BRIEF
Give back the full listing verbatim, apart from its images.

DATASET EXTRACT
· · · ·
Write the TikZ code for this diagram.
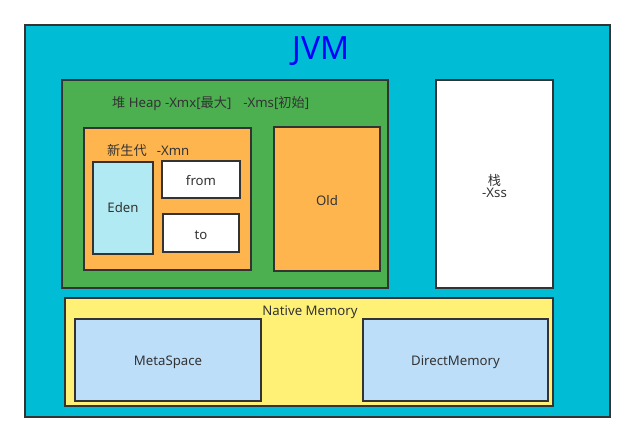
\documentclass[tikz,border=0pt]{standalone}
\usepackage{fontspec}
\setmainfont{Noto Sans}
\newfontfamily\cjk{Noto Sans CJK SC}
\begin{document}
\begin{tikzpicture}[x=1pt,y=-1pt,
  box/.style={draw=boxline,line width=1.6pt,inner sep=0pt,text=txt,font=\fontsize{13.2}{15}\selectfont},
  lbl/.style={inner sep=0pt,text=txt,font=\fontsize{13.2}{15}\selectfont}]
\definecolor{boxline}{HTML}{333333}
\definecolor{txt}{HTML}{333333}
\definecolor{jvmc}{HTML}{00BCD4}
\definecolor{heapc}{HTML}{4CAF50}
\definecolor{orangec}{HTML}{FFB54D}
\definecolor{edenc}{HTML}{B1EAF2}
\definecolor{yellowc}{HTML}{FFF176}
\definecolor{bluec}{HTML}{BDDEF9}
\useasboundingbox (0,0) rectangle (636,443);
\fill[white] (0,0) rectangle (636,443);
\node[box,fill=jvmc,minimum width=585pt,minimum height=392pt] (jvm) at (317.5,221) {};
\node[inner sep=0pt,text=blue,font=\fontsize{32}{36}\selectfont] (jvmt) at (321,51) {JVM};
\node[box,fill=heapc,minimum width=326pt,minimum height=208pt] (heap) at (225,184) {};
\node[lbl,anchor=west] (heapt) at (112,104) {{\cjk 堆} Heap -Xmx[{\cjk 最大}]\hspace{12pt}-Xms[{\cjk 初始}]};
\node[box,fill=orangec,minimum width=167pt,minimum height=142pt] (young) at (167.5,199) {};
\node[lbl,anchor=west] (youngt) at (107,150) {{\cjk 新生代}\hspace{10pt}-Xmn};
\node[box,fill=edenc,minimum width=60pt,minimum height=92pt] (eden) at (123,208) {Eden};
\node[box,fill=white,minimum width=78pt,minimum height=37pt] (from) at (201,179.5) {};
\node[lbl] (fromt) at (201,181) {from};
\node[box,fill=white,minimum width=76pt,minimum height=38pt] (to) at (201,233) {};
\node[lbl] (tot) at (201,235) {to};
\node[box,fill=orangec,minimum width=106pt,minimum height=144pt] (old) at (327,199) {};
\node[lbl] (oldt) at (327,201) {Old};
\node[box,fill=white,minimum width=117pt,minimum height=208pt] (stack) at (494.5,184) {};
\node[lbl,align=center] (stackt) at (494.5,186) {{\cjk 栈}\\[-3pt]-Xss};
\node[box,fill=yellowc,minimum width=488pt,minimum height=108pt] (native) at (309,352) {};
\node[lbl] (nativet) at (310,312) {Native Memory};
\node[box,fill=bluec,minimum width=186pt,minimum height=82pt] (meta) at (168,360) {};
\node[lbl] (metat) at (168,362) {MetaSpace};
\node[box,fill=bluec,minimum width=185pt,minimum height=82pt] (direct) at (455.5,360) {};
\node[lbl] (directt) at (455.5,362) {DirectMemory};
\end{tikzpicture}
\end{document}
· · · ·
WORKED SOLUTION
Write the TikZ code for this diagram.
\documentclass[tikz,border=0pt]{standalone}
\usepackage{fontspec}
\setmainfont{Noto Sans}
\newfontfamily\cjk{Noto Sans CJK SC}
\begin{document}
\begin{tikzpicture}[x=1pt,y=-1pt,
  box/.style={draw=boxline,line width=1.6pt,inner sep=0pt,text=txt,font=\fontsize{13.2}{15}\selectfont},
  lbl/.style={inner sep=0pt,text=txt,font=\fontsize{13.2}{15}\selectfont}]
\definecolor{boxline}{HTML}{333333}
\definecolor{txt}{HTML}{333333}
\definecolor{jvmc}{HTML}{00BCD4}
\definecolor{heapc}{HTML}{4CAF50}
\definecolor{orangec}{HTML}{FFB54D}
\definecolor{edenc}{HTML}{B1EAF2}
\definecolor{yellowc}{HTML}{FFF176}
\definecolor{bluec}{HTML}{BDDEF9}
\useasboundingbox (0,0) rectangle (636,443);
\fill[white] (0,0) rectangle (636,443);
\node[box,fill=jvmc,minimum width=585pt,minimum height=392pt] (jvm) at (317.5,221) {};
\node[inner sep=0pt,text=blue,font=\fontsize{32}{36}\selectfont] (jvmt) at (321,51) {JVM};
\node[box,fill=heapc,minimum width=326pt,minimum height=208pt] (heap) at (225,184) {};
\node[lbl,anchor=west] (heapt) at (112,104) {{\cjk 堆} Heap -Xmx[{\cjk 最大}]\hspace{12pt}-Xms[{\cjk 初始}]};
\node[box,fill=orangec,minimum width=167pt,minimum height=142pt] (young) at (167.5,199) {};
\node[lbl,anchor=west] (youngt) at (107,150) {{\cjk 新生代}\hspace{10pt}-Xmn};
\node[box,fill=edenc,minimum width=60pt,minimum height=92pt] (eden) at (123,208) {Eden};
\node[box,fill=white,minimum width=78pt,minimum height=37pt] (from) at (201,179.5) {};
\node[lbl] (fromt) at (201,181) {from};
\node[box,fill=white,minimum width=76pt,minimum height=38pt] (to) at (201,233) {};
\node[lbl] (tot) at (201,235) {to};
\node[box,fill=orangec,minimum width=106pt,minimum height=144pt] (old) at (327,199) {};
\node[lbl] (oldt) at (327,201) {Old};
\node[box,fill=white,minimum width=117pt,minimum height=208pt] (stack) at (494.5,184) {};
\node[lbl,align=center] (stackt) at (494.5,186) {{\cjk 栈}\\[-3pt]-Xss};
\node[box,fill=yellowc,minimum width=488pt,minimum height=108pt] (native) at (309,352) {};
\node[lbl] (nativet) at (310,312) {Native Memory};
\node[box,fill=bluec,minimum width=186pt,minimum height=82pt] (meta) at (168,360) {};
\node[lbl] (metat) at (168,362) {MetaSpace};
\node[box,fill=bluec,minimum width=185pt,minimum height=82pt] (direct) at (455.5,360) {};
\node[lbl] (directt) at (455.5,362) {DirectMemory};
\end{tikzpicture}
\end{document}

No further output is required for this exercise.